Desde a infância, tomou contato com a literatura de cordel. E, dali para a frente, mesmo com outras profissões —como pedreiro e marceneiro—, sua imaginação despertou para a magia trazida pelas narrativas. A paixão o levou a vender e a contar em voz alta nas férias de Bezerros e arredores, como era costume, as histórias de outros criadores, até que um dia começou a produzir as suas.

Animado pelas performances entusiasmadas dos escritores populares, pela encenação do que um dia chamou de "teatro do agreste e do sertão", fez do trabalho, de qualquer forma de trabalho, um desafio e uma alegria, tal qual os personagens de suas criações.

Completamente fascinado pelas aventuras, disputas e mistérios que estruturam as narrativas de cordel, encontrou nessa forma de literatura um forte paralelo com sua própria vida. Uma vida de lutas e desafios contínuos, onde a sobrevivência ocupa lugar central.

'Briga da Onça com a Serpente', de J. Borges
'Briga da Onça com a Serpente', de J. Borges - Divulgação

Se, por um lado, podemos ver sua intensa produção como resultado desse entendimento da vida como luta sem fim, por outro vemos que sua obra amplia os sentidos da ideia de luta, para além das contendas e dos conflitos.

Não que eles inexistam. Ao contrário, foram inspirações de muitas histórias. Mas Borges parece nunca ter desviado dos problemas, fazendo deles estímulo para o encontro de soluções. Sua primeira xilogravura, por exemplo, nasce da dificuldade em obter matrizes para as capas de suas histórias.

Seu mergulho nesse universo criativo nos faz refletir sobre como a inspiração pode estar relacionada, visceralmente, também à questão de sobrevivência: sempre foi um grande criador, cheio de imaginação e talento.

Mas a falta de dinheiro, a necessidade de alimentar os numerosos filhos —18 próprios e seis adotados—, os pedidos e desafios propostos pelos "clientes", o levaram a explorar qualquer tipo de assunto sem perder suas características próprias.

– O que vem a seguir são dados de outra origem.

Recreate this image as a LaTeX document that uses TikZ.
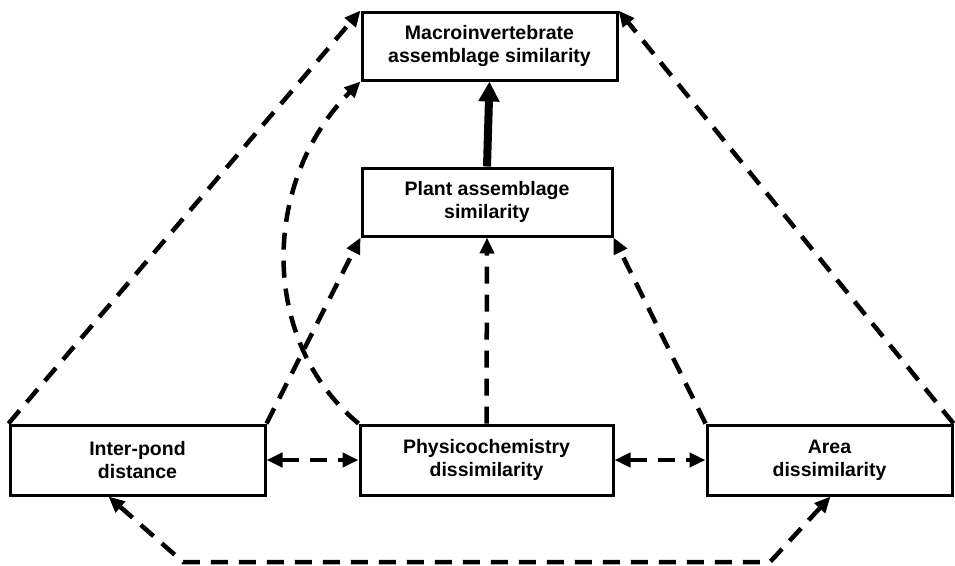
\documentclass[tikz,border=0pt]{standalone}
\usepackage{fontspec}
\setmainfont{Liberation Sans}
\usetikzlibrary{arrows.meta,calc}
\begin{document}
\begin{tikzpicture}[x=1pt,y=-1pt,
  box/.style={draw,line width=3pt,rectangle,align=center,inner sep=0pt,
    font=\bfseries\fontsize{19.5}{23}\selectfont},
  dsh/.style={line width=4.5pt,dash pattern=on 17pt off 11pt},
  tipend/.style={-{Triangle[length=16pt,width=14pt]}},
  tipboth/.style={{Triangle[length=16pt,width=14pt]}-{Triangle[length=16pt,width=14pt]}},
]
\useasboundingbox (0,0) rectangle (955,565);
\node[box,minimum width=255pt,minimum height=68pt] (macro) at (489.5,46) {Macroinvertebrate\\assemblage similarity};
\node[box,minimum width=250pt,minimum height=68pt] (plant) at (487,202) {Plant assemblage\\similarity};
\node[box,minimum width=255pt,minimum height=70pt] (ip) at (137.5,460) {Inter-pond\\distance};
\node[box,minimum width=253pt,minimum height=70pt] (phys) at (486.5,460) {Physicochemistry\\dissimilarity};
\node[box,minimum width=245pt,minimum height=70pt] (area) at (829.5,460) {Area\\dissimilarity};

% solid thick
\draw[line width=8pt,-{Triangle[length=20pt,width=20pt]}] (plant.north) -- (macro.south);
% dashed into plant
\draw[dsh,tipend] (phys.north) -- (plant.south);
\draw[dsh,tipend] (ip.north east) -- (plant.south west);
\draw[dsh,tipend] (area.north west) -- (plant.south east);
% dashed into macro
\draw[dsh,tipend] (ip.north west) -- (macro.north west);
\draw[dsh,tipend] (area.north east) -- (macro.north east);
\draw[dsh,tipend] (phys.north west) .. controls (258,340) and (262,180) .. (macro.south west);
% double arrows
\draw[dsh,tipboth] (ip.east) -- (phys.west);
\draw[dsh,tipboth] (phys.east) -- (area.west);
\coordinate (bl) at (183,562);
\coordinate (br) at (770,562);
\draw[dsh,tipboth] ([xshift=100pt]ip.south west) -- (bl) -- (br) -- ([xshift=125pt]area.south west);
\end{tikzpicture}
\end{document}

A tudo encarou com energia inusitada.

Suas gravuras impressionaram Ariano Suassuna, que se tornou um grande divulgador de sua produção e o chamou de melhor gravador popular do Nordeste. Esse encontro foi fundamental na vida do artista, pois despertou o interesse nacional e internacional por sua obra.

'O Monstro do Sertão', de J. Borges
'O Monstro do Sertão', de J. Borges - Divulgação

Viajou para mais de 15 países, fez exposições e deu aulas. Em 2000, expôs no Louvre, em Paris, e em 2002, foi destaque no New York Times. Com Eduardo Galeano trabalhou por quase dois anos, quando ilustrou um livro, a partir das narrativas do escritor uruguaio.

Ilustrou um conto de José Saramago. Sua gravura da Sagrada Família foi presenteada pelo presidente Luiz Inácio Lula da Silva ao papa Francisco, em 2023. E, em 29 de junho, inaugurou no Museu do Pontal sua mais extensa retrospectiva, com 200 obras, contando um pouco da sua trajetória de 60 anos de produção artística.

Recebia os estudantes e os turistas em seu ateliê, falando sobre a importância de buscar a felicidade, e, com isso, não era piegas. Apenas queria transmitir sua experiência de homem pleno, cujo trabalho deu sentido à própria vida. Refletiu lindamente sobre a arte: "O sentido do artista é a criação. Gosto muito da liberdade de trabalhar criando o que me satisfaz. A arte dá liberdade ao pensamento humano, alimenta o espírito."

Tomar contato com a produção de J. Borges é entrar na dimensão fantástica da imaginação, com toda sua complexidade e singeleza. Borges apresenta o seu mundo vivido, experimentado, observado. Sua obra pautou o imaginário brasileiro sobre xilogravura.

Quando pensamos sobre essa arte milenar, nos vêm à mente as criações de J. Borges. Esse Sol do sertão, que nunca se apagará.